There will be a lot of flag waving on the Fourth of July. An Elizabethton man could wave a different flag each day for at least three years because he has so many.
He's been collecting and learning about not just American flags, but flags from all over since the 1970s.
The balcony of the Church of the Nazarene in Elizabethton is ringed with historical American and local flags. They're just part of the collection of vexillologist Jimmy Richie's huge collection.
He can only estimate how many he has. "About a thousand, about a thousand," Richie says.
He's been collecting and learning about flags for the past 40 years after his brother gave him his first flag. "The first flag I had, he caught it when they were shooting flags off at the carnival. At the end of the fireworks they shot an American flag off with the fireworks and he caught it as it was coming down," Jimmy said.

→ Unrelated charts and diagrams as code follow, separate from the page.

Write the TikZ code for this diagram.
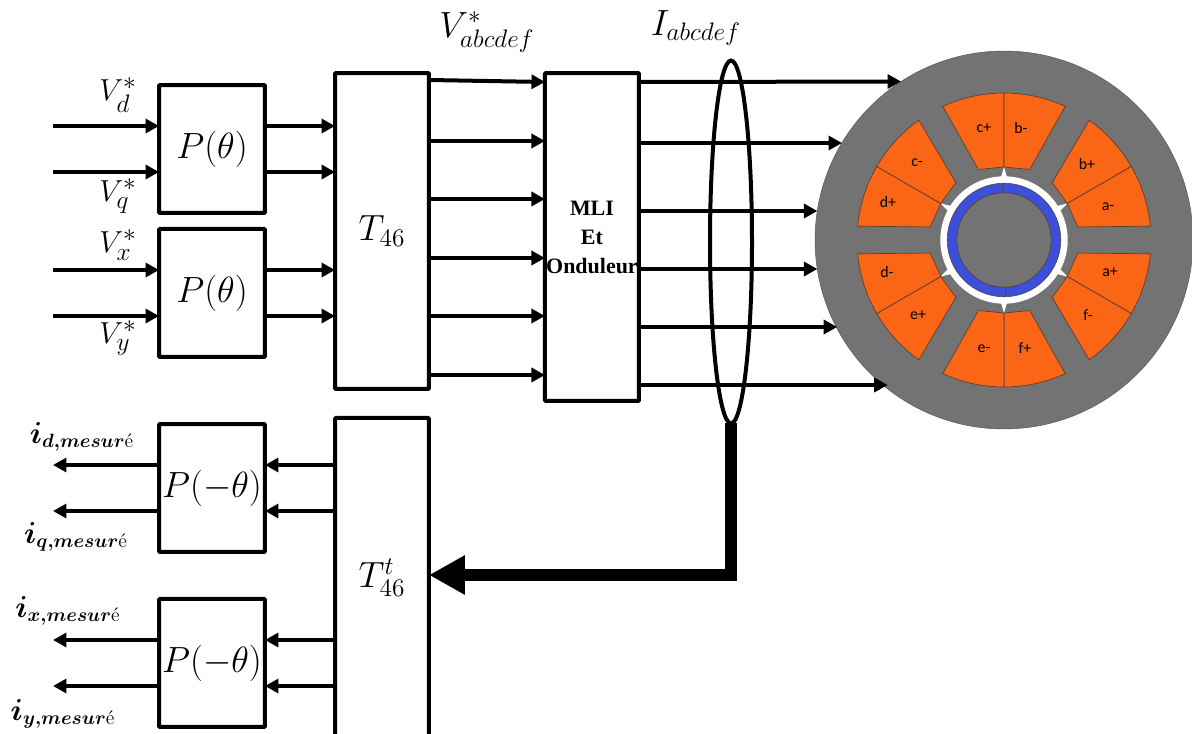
\documentclass[tikz,border=0pt]{standalone}
\usepackage{amsmath,amssymb}
\usepackage{fontspec}
\usepackage{tikz}
\usetikzlibrary{arrows.meta,positioning,shapes,calc,shapes.geometric}
\usepackage{xcolor}
\newfontfamily\slotfont{Carlito}
\newfontfamily\blockfont{Liberation Serif}
\definecolor{statorgray}{HTML}{737373}
\definecolor{slotorange}{HTML}{FA6616}
\definecolor{rotorblue}{HTML}{3B4FDB}
\definecolor{slotline}{HTML}{5A4030}

\begin{document}
\begin{tikzpicture}[
  x=0.02cm, y=-0.02cm,
  blockbox/.style={rectangle, draw, line width=0.08cm, inner sep=0pt, outer sep=0pt,
                   rounded corners=0.5pt, minimum width=2.12cm, minimum height=2.56cm,
                   font=\fontsize{20}{24}\selectfont},
  tallbox/.style={blockbox, minimum width=1.88cm},
  signal/.style={-{Triangle[length=0.27cm,width=0.28cm]}, line width=0.08cm},
  feedback/.style={-{Triangle[length=0.72cm,width=0.74cm]}, line width=0.24cm},
  symb/.style={font=\fontsize{19}{23}\selectfont, inner sep=0pt},
  meas/.style={font=\fontsize{16}{19}\selectfont, inner sep=0pt},
  slot/.style={fill=slotorange, draw=slotline, line width=0.4pt},
  slotlabel/.style={font=\slotfont\fontsize{9}{11}\selectfont, inner sep=0pt}
]
  \useasboundingbox (0,0) rectangle (1192,733);

  % Nodes
  \node[blockbox] (ptop) at (212,149) {$P(\theta)$};
  \node[blockbox, below=0.32cm of ptop] (pbot) {$P(\theta)$};
  \node[tallbox, minimum height=6.32cm] (t46) at (382,231) {$T_{46}$};
  \node[tallbox, minimum height=6.56cm, right=2.32cm of t46, yshift=-0.12cm, align=center,
        font=\blockfont\bfseries\fontsize{12.5}{16.5}\selectfont] (mli) {MLI\\Et\\Onduleur};
  \node[tallbox, minimum height=6.4cm, below=0.58cm of t46] (t46t) {$T_{46}^{t}$};
  \node[blockbox] (pinvtop) at (212,488) {$P(-\theta)$};
  \node[blockbox, below=0.94cm of pinvtop] (pinvbot) {$P(-\theta)$};
  \node[circle, fill=statorgray, draw=statorgray!80!black, line width=0.3pt, inner sep=0pt,
        outer sep=0pt, minimum size=7.56cm] (motor) at (1004,240) {};

  % Stator slots and rotor
  \begin{scope}[shift={(1004,240)}, yscale=-1]
    \foreach \c in {30,90,...,330} {
      \filldraw[slot] (\c:147) arc[start angle=\c, end angle=\c+24.6, radius=147]
        -- (\c+20:75) -- (\c:73) -- cycle;
      \filldraw[slot] (\c:147) arc[start angle=\c, end angle=\c-24.6, radius=147]
        -- (\c-20:75) -- (\c:73) -- cycle;
      \fill[white] (\c-3:62) -- (\c:73) -- (\c+3:62) -- cycle;
    }
    \fill[white] (0,0) circle[radius=63.7];
    \filldraw[fill=rotorblue, draw=slotline, line width=0.3pt] (0,0) circle[radius=56.8];
    \filldraw[fill=statorgray, draw=slotline, line width=0.4pt] (0,0) circle[radius=47.2];
    \draw[slotline, line width=0.4pt] (91.5:47.2) -- (91.5:56.8);
    \draw[slotline, line width=0.4pt] (272:47.2) -- (272:56.8);
  \end{scope}
  \foreach \lab/\px/\py [count=\i] in {c+/984/128, b-/1021/128, b+/1087/164, a-/1108/207,
      a+/1110/272, f-/1088/315, f+/1025/348, e-/984/349, e+/918/315, d-/887/272,
      d+/888/202, c-/917/163}
    \node[slotlabel] (slot\i) at (\px,\py) {\lab};

  % Current sensing loop
  \node[ellipse, draw, line width=0.08cm, inner sep=0pt, outer sep=0pt,
        minimum width=0.84cm, minimum height=7.26cm] (loop) at (731,242) {};

  % Labels
  \node[symb] (vd) at (118,95) {$V_d^*$};
  \node[symb] (vq) at (118,196) {$V_q^*$};
  \node[symb] (vx) at (118,245) {$V_x^*$};
  \node[symb] (vy) at (118,338) {$V_y^*$};
  \node[symb, font=\fontsize{20}{24}\selectfont] (vabc) at (487,32) {$V_{abcdef}^*$};
  \node[symb, font=\fontsize{20}{24}\selectfont] (iabc) at (696,28) {$I_{abcdef}$};
  \node[meas] (idm) at (82,437) {$\boldsymbol{i}_{\boldsymbol{d,mesur}\text{é}}$};
  \node[meas] (iqm) at (76,537) {$\boldsymbol{i}_{\boldsymbol{q,mesur}\text{é}}$};
  \node[meas] (ixm) at (68,611) {$\boldsymbol{i}_{\boldsymbol{x,mesur}\text{é}}$};
  \node[meas] (iym) at (63,714) {$\boldsymbol{i}_{\boldsymbol{y,mesur}\text{é}}$};

  % Free ends of the inputs and outputs
  \foreach \y in {126,172,270,316}
    \coordinate (in\y) at (53,\y);
  \foreach \y in {465,511,640,686}
    \coordinate (out\y) at (53,\y);

  % Reference side
  \foreach \y in {126,172} {
    \draw[signal] (in\y) -- (ptop.west |- in\y);
    \draw[signal] (ptop.east |- in\y) -- (t46.west |- in\y);
  }
  \foreach \y in {270,316} {
    \draw[signal] (in\y) -- (pbot.west |- in\y);
    \draw[signal] (pbot.east |- in\y) -- (t46.west |- in\y);
  }
  \draw[signal] (t46.east |- 0,80) -- (mli.west |- 0,82);
  \foreach \y in {141,199,258,316,375}
    \draw[signal] (t46.east |- 0,\y) -- (mli.west |- 0,\y);

  % Inverter to machine
  \draw[signal] (mli.east |- 0,82) -- (motor.123);
  \foreach \y/\a in {143/149,211/171,269/189,327/208,385/232}
    \draw[signal] (mli.east |- 0,\y) -- (motor.\a |- 0,\y);

  % Measured currents
  \draw[feedback] (loop.south) |- (t46t.east |- 0,575);
  \foreach \y in {465,511} {
    \draw[signal] (t46t.west |- out\y) -- (pinvtop.east |- out\y);
    \draw[signal] (pinvtop.west |- out\y) -- (out\y);
  }
  \foreach \y in {640,686} {
    \draw[signal] (t46t.west |- out\y) -- (pinvbot.east |- out\y);
    \draw[signal] (pinvbot.west |- out\y) -- (out\y);
  }
\end{tikzpicture}
\end{document}
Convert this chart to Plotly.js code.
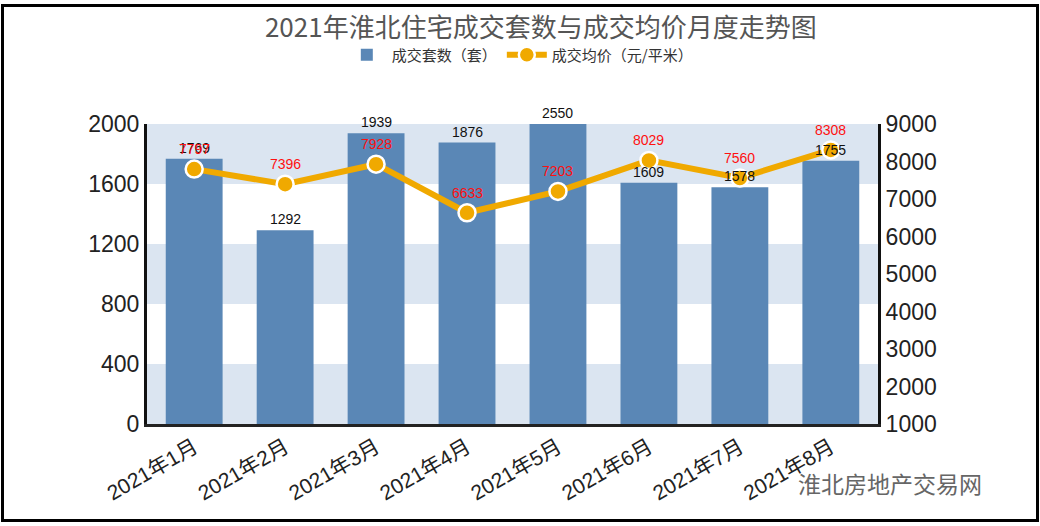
<!DOCTYPE html>
<html>
<head>
<meta charset="utf-8">
<script src="https://cdn.plot.ly/plotly-3.0.1.min.js"></script>
<style>
html,body{margin:0;padding:0;background:#fff;}
#wrap{position:relative;width:1040px;height:526px;}
#chart{width:1040px;height:526px;}
#frame{position:absolute;left:1px;top:4px;width:1032px;height:512px;border:3px solid #000;pointer-events:none;}
</style>
</head>
<body>
<div id="wrap"><div id="chart"></div><div id="frame"></div></div>
<script>
const months = ["2021年1月","2021年2月","2021年3月","2021年4月","2021年5月","2021年6月","2021年7月","2021年8月"];
const deals = [1769,1292,1939,1876,2550,1609,1578,1755];
const prices = [7797,7396,7928,6633,7203,8029,7560,8308];
const leftTicks = [0,400,800,1200,1600,2000];
const rightTicks = [1000,2000,3000,4000,5000,6000,7000,8000,9000];

const FONT = "Liberation Sans, Arial, Noto Sans CJK SC, sans-serif";
const leftMax = 2000;

const bandShapes = [];
for (let i = 0; i + 1 < leftTicks.length; i += 2) {
  bandShapes.push({type:'rect', xref:'paper', yref:'y', x0:0, x1:1,
    y0:leftTicks[i], y1:leftTicks[i+1], fillcolor:'#dbe5f1', line:{width:0}, layer:'below'});
}
bandShapes.push({type:'rect', xref:'paper', yref:'y', x0:0, x1:1,
  y0:leftTicks[leftTicks.length-1]-400, y1:leftTicks[leftTicks.length-1], fillcolor:'#dbe5f1', line:{width:0}, layer:'below'});

const annotations = [];
months.forEach((m, i) => {
  annotations.push({x:m, y:Math.min(deals[i], leftMax), xref:'x', yref:'y',
    text:String(deals[i]), showarrow:false, yanchor:'bottom', yshift:1,
    font:{family:FONT, size:14, color:'#111'}});
  annotations.push({x:m, y:prices[i], xref:'x', yref:'y2',
    text:String(prices[i]), showarrow:false, yanchor:'bottom', yshift:10,
    font:{family:FONT, size:14, color:'#ff1010'}});
});
annotations.push({xref:'paper', yref:'paper', x:1.016, y:-0.197, xanchor:'center', yanchor:'middle',
  text:'淮北房地产交易网', showarrow:false,
  font:{family:'Noto Sans CJK SC, sans-serif', size:23, color:'#666'}});

const traces = [
  {type:'bar', name:'成交套数（套）', x:months, y:deals, yaxis:'y',
   marker:{color:'#5a87b6', line:{width:0}}, hoverinfo:'skip', cliponaxis:true},
  {type:'scatter', mode:'lines+markers', name:'成交均价（元/平米）', x:months, y:prices, yaxis:'y2',
   line:{color:'#f0a900', width:6}, marker:{size:17, color:'#f0a900', line:{color:'#fff', width:2.5}},
   hoverinfo:'skip', cliponaxis:false}
];

const layout = {
  width:1040, height:526,
  margin:{l:147, r:162, t:124, b:102},
  paper_bgcolor:'#fff', plot_bgcolor:'#fff',
  showlegend:true,
  title:{text:'2021年淮北住宅成交套数与成交均价月度走势图', x:0.52, xanchor:'center', y:0.947, yanchor:'middle',
    font:{family:'Noto Sans CJK SC, sans-serif', size:26, color:'#555'}},
  legend:{orientation:'h', x:0.51, xanchor:'center', y:1.23, yanchor:'middle',
    font:{family:'Noto Sans CJK SC, sans-serif', size:15, color:'#333'}, bgcolor:'rgba(0,0,0,0)', itemwidth:40},
  bargap:0.375,
  xaxis:{type:'category', tickangle:-30, showgrid:false, zeroline:false,
    showline:true, linecolor:'#222', linewidth:3, ticks:'',
    tickfont:{family:FONT, size:21, color:'#222'}},
  yaxis:{range:[0,leftMax], tickvals:leftTicks, showgrid:false, zeroline:false,
    showline:true, linecolor:'#111', linewidth:3, ticks:'', ticklen:0,
    tickfont:{family:FONT, size:23, color:'#222'}},
  yaxis2:{overlaying:'y', side:'right', range:[1000,9000], tickvals:rightTicks, showgrid:false, zeroline:false,
    showline:true, linecolor:'#111', linewidth:3, ticks:'',
    tickfont:{family:FONT, size:23, color:'#222'}},
  shapes:bandShapes,
  annotations:annotations
};

Plotly.newPlot('chart', traces, layout, {staticPlot:true, displayModeBar:false});
</script>
</body>
</html>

He's not only a collector of flags but facts about flags, like what to do when the country adds a new state. "They used to put a stripe and a star on the flag when there was a state come in. See that one over there with the 48 stars on it? Could you imagine 48 stripes on it, how big it would be," he said.
And apparently those stars are Betsy Ross's idea, not the design for the flag. "A lawyer came up with it. Betsy Ross did not have nothing to do with it. All she did was come up with the five point star," he says.
Among the display are battle flags from the Revolutionary War, so we asked about the use of snakes and pine trees on the flags. The pine trees came from the New England units, but the snakes? "That goes back to Ben Franklin, he liked the snakes. There's something about a snake. You didn't mess with a snake and that's why they had it," Jimmy said.
Richie is far from done with his flag collection; he got two from South American just this week.